Lack of voltage sensitive potassium channels and generation of membrane potential by sodium potassium ATPase in murine T lymphocytes.

J Immunol

Laboratory of Immunology, National Institute of Allergy and Infectious Diseases, National Institutes of Health, Bethesda, MD 20892.

Published: July 1993

Voltage sensitive K+ channels, which are responsible for generation of membrane potential in most cells, are functionally absent in about one-third of peripheral murine T cells and greatly reduced in the rest as shown by resistance of their membrane potential to changes in extracellular potassium concentration and failure of K+ channel dependent volume regulation. Despite the absence of voltage- sensitive K+ channels, the membrane potential of peripheral T cells is between -60 and -70 mV, the same as thymocytes.

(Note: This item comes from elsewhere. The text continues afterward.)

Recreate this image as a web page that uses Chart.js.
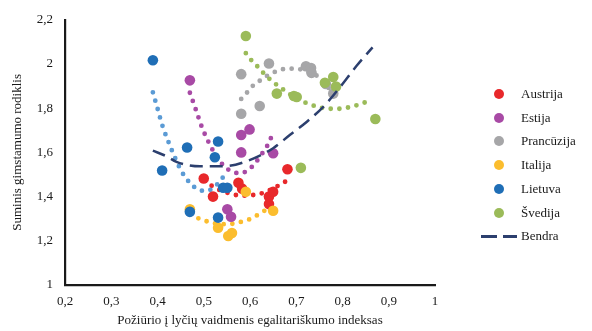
<!DOCTYPE html>
<html>
<head>
<meta charset="utf-8">
<script src="https://cdn.jsdelivr.net/npm/chart.js@4.4.1/dist/chart.umd.min.js"></script>
<style>
  html, body { margin: 0; padding: 0; background: #fff; }
  #wrap { position: relative; width: 592px; height: 331px; }
  #legend { position: absolute; left: 0; top: 0; font-family: "Liberation Serif", "Times New Roman", serif; font-size: 13px; color: #1a1a1a; }
  .li { position: absolute; left: 480px; height: 16px; line-height: 16px; white-space: nowrap; }
  .dot { position: absolute; left: 14px; top: 3px; width: 10px; height: 10px; border-radius: 50%; }
  .lbl { position: absolute; left: 41px; top: 0; }
  .dash { position: absolute; top: 7px; height: 2.5px; background: #2c3f6e; }
</style>
</head>
<body>
<div id="wrap">
  <canvas id="c" width="592" height="331"></canvas>
  <div id="legend"></div>
</div>
<script>
// ---- Data ----
const seriesNames = ["Austrija", "Estija", "Prancūzija", "Italija", "Lietuva", "Švedija"];
const overallName = "Bendra";

const austrijaX = [0.500, 0.520, 0.575, 0.583, 0.641, 0.641, 0.650, 0.681];
const austrijaY = [1.482, 1.400, 1.463, 1.436, 1.366, 1.400, 1.422, 1.524];
const estijaX = [0.470, 0.551, 0.559, 0.581, 0.581, 0.599, 0.650];
const estijaY = [1.926, 1.343, 1.309, 1.600, 1.679, 1.704, 1.596];
const prancuzijaX = [0.581, 0.581, 0.621, 0.641, 0.721, 0.732, 0.733, 0.764, 0.780];
const prancuzijaY = [1.775, 1.954, 1.810, 2.002, 1.990, 1.982, 1.960, 1.910, 1.866];
const italijaX = [0.470, 0.531, 0.553, 0.561, 0.591, 0.650];
const italijaY = [1.343, 1.259, 1.222, 1.235, 1.422, 1.336];
const lietuvaX = [0.390, 0.410, 0.464, 0.470, 0.524, 0.531, 0.531, 0.542, 0.551];
const lietuvaY = [2.017, 1.518, 1.622, 1.331, 1.578, 1.649, 1.305, 1.440, 1.440];
const svedijaX = [0.591, 0.658, 0.695, 0.701, 0.710, 0.762, 0.780, 0.786, 0.871];
const svedijaY = [2.127, 1.866, 1.855, 1.851, 1.530, 1.915, 1.941, 1.898, 1.751];

// trend curves (dotted)
const austrijaTrendX = [0.517, 0.534, 0.553, 0.573, 0.592, 0.612, 0.630, 0.665, 0.682];
const austrijaTrendY = [1.449, 1.430, 1.416, 1.406, 1.404, 1.409, 1.418, 1.454, 1.475];
const estijaTrendX = [0.470, 0.483, 0.496, 0.512, 0.521, 0.544, 0.560, 0.579, 0.597, 0.610, 0.622, 0.642, 0.650];
const estijaTrendY = [1.870, 1.793, 1.714, 1.640, 1.605, 1.537, 1.515, 1.505, 1.522, 1.548, 1.582, 1.649, 1.693];
const prancuzijaTrendX = [0.581, 0.594, 0.607, 0.623, 0.639, 0.657, 0.676, 0.696, 0.733, 0.750, 0.780];
const prancuzijaTrendY = [1.842, 1.872, 1.903, 1.927, 1.949, 1.967, 1.978, 1.979, 1.958, 1.939, 1.866];
const italijaTrendX = [0.472, 0.488, 0.507, 0.526, 0.545, 0.565, 0.583, 0.602, 0.619, 0.636];
const italijaTrendY = [1.321, 1.302, 1.288, 1.278, 1.275, 1.278, 1.287, 1.300, 1.320, 1.342];
const lietuvaTrendX = [0.390, 0.400, 0.410, 0.429, 0.436, 0.451, 0.461, 0.472, 0.487, 0.505, 0.521, 0.534, 0.545];
const lietuvaTrendY = [1.872, 1.799, 1.725, 1.620, 1.585, 1.518, 1.485, 1.458, 1.433, 1.425, 1.440, 1.467, 1.497];
const svedijaTrendX = [0.591, 0.603, 0.617, 0.630, 0.644, 0.660, 0.675, 0.691, 0.709, 0.727, 0.746, 0.765, 0.784, 0.804, 0.823, 0.842, 0.860];
const svedijaTrendY = [2.049, 2.017, 1.987, 1.957, 1.929, 1.902, 1.880, 1.857, 1.834, 1.820, 1.806, 1.799, 1.797, 1.800, 1.809, 1.821, 1.837];

const bendraX = [0.390, 0.420, 0.441, 0.492, 0.542, 0.593, 0.650, 0.686, 0.723, 0.762, 0.795, 0.831, 0.865];
const bendraY = [1.608, 1.582, 1.557, 1.537, 1.537, 1.560, 1.619, 1.679, 1.739, 1.814, 1.896, 1.993, 2.075];

const xTicks = [0.2, 0.3, 0.4, 0.5, 0.6, 0.7, 0.8, 0.9, 1];
const yTicks = [1, 1.2, 1.4, 1.6, 1.8, 2, 2.2];

// ---- Styling ----
const colors = ["#e8282b", "#a84aa5", "#a6a6a8", "#fbbd2e", "#1f6eb6", "#9bbb59"];
const trendColors = ["#e8282b", "#a84aa5", "#a6a6a8", "#fbbd2e", "#5b9bd5", "#9bbb59"];
const navy = "#2c3f6e";

const pointsX = [austrijaX, estijaX, prancuzijaX, italijaX, lietuvaX, svedijaX];
const pointsY = [austrijaY, estijaY, prancuzijaY, italijaY, lietuvaY, svedijaY];
const trendX = [austrijaTrendX, estijaTrendX, prancuzijaTrendX, italijaTrendX, lietuvaTrendX, svedijaTrendX];
const trendY = [austrijaTrendY, estijaTrendY, prancuzijaTrendY, italijaTrendY, lietuvaTrendY, svedijaTrendY];

const zip = (xs, ys) => xs.map((x, i) => ({ x: x, y: ys[i] }));

const datasets = [];
seriesNames.forEach((name, i) => {
  datasets.push({
    label: name + " trend",
    data: zip(trendX[i], trendY[i]),
    showLine: true,
    borderColor: trendColors[i],
    borderWidth: 4.8,
    borderDash: [0, 8.7],
    borderCapStyle: "round",
    cubicInterpolationMode: "monotone",
    pointRadius: 0,
    fill: false,
    order: 200 - i
  });
  datasets.push({
    label: name,
    data: zip(pointsX[i], pointsY[i]),
    backgroundColor: colors[i],
    borderColor: colors[i],
    borderWidth: 0,
    pointRadius: 5.3,
    order: 100 - i
  });
});
datasets.push({
  label: overallName,
  data: zip(bendraX, bendraY),
  showLine: true,
  borderColor: navy,
  borderWidth: 2.5,
  borderDash: [13, 7],
  cubicInterpolationMode: "monotone",
  pointRadius: 0,
  fill: false,
  order: 0
});

const fmt = v => (Math.round(v * 10) / 10).toString().replace(".", ",");

Chart.defaults.font.family = '"Liberation Serif", "Times New Roman", serif';
Chart.defaults.font.size = 13;
Chart.defaults.color = "#1a1a1a";

new Chart(document.getElementById("c"), {
  type: "scatter",
  data: { datasets: datasets },
  options: {
    responsive: false,
    animation: false,
    devicePixelRatio: 1,
    layout: { padding: { top: 17, right: 157, bottom: 0, left: 0 } },
    plugins: { legend: { display: false }, tooltip: { enabled: false } },
    scales: {
      x: {
        type: "linear",
        min: xTicks[0], max: xTicks[xTicks.length - 1],
        afterBuildTicks: s => { s.ticks = xTicks.map(v => ({ value: v })); },
        afterFit: s => { s.height = 46; },
        grid: { display: false, drawTicks: false },
        border: { display: true, color: "#1a1a1a", width: 2.2 },
        ticks: { padding: 9, callback: v => fmt(v), maxRotation: 0, autoSkip: false },
        title: { display: true, text: "Požiūrio į lyčių vaidmenis egalitariškumo indeksas", padding: { top: 0, bottom: 3 }, font: { size: 13 } }
      },
      y: {
        type: "linear",
        min: yTicks[0], max: yTicks[yTicks.length - 1],
        afterBuildTicks: s => { s.ticks = yTicks.map(v => ({ value: v })); },
        afterFit: s => { s.width = 65; },
        grid: { display: false, drawTicks: false },
        border: { display: true, color: "#1a1a1a", width: 2.2 },
        ticks: { padding: 12, callback: v => fmt(v), autoSkip: false },
        title: { display: true, text: "Suminis gimstamumo rodiklis", padding: { top: 10, bottom: 0 }, font: { size: 13 } }
      }
    }
  }
});

// ---- Legend (HTML text) ----
const legend = document.getElementById("legend");
seriesNames.concat([overallName]).forEach((name, i) => {
  const cy = 94 + i * 23.7;
  const row = document.createElement("div");
  row.className = "li";
  row.style.top = (cy - 8) + "px";
  if (i < seriesNames.length) {
    const d = document.createElement("span");
    d.className = "dot";
    d.style.background = colors[i];
    row.appendChild(d);
  } else {
    const d1 = document.createElement("span");
    d1.className = "dash"; d1.style.left = "1px"; d1.style.width = "16px";
    const d2 = document.createElement("span");
    d2.className = "dash"; d2.style.left = "23px"; d2.style.width = "14px";
    row.appendChild(d1); row.appendChild(d2);
  }
  const t = document.createElement("span");
  t.className = "lbl";
  t.textContent = name;
  row.appendChild(t);
  legend.appendChild(row);
});
</script>
</body>
</html>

A total of 40 to 70 mV of the membrane potential of peripheral T cells is produced by the direct electrogenic action of the asymmetric Na+K+ ATPase pump because the cells are depolarized by ouabain, an inhibitor of the pump, removal of extracellular potassium or reduction of temperature. The residual, ouabain-resistant membrane potential, is sensitive to the K+ channel blocker, quinine, and thus due to electrodiffusion through K+ channels. Na+ and K+ turnover, and sensitivity to ouabain, are the same in peripheral T cells and thymocytes. The predominant mechanism of membrane potential generation changes during T lymphocyte differentiation from electrodiffusion in the thymus to electrogenic in peripheral T cells and back to electrodiffusion upon peripheral cell activation.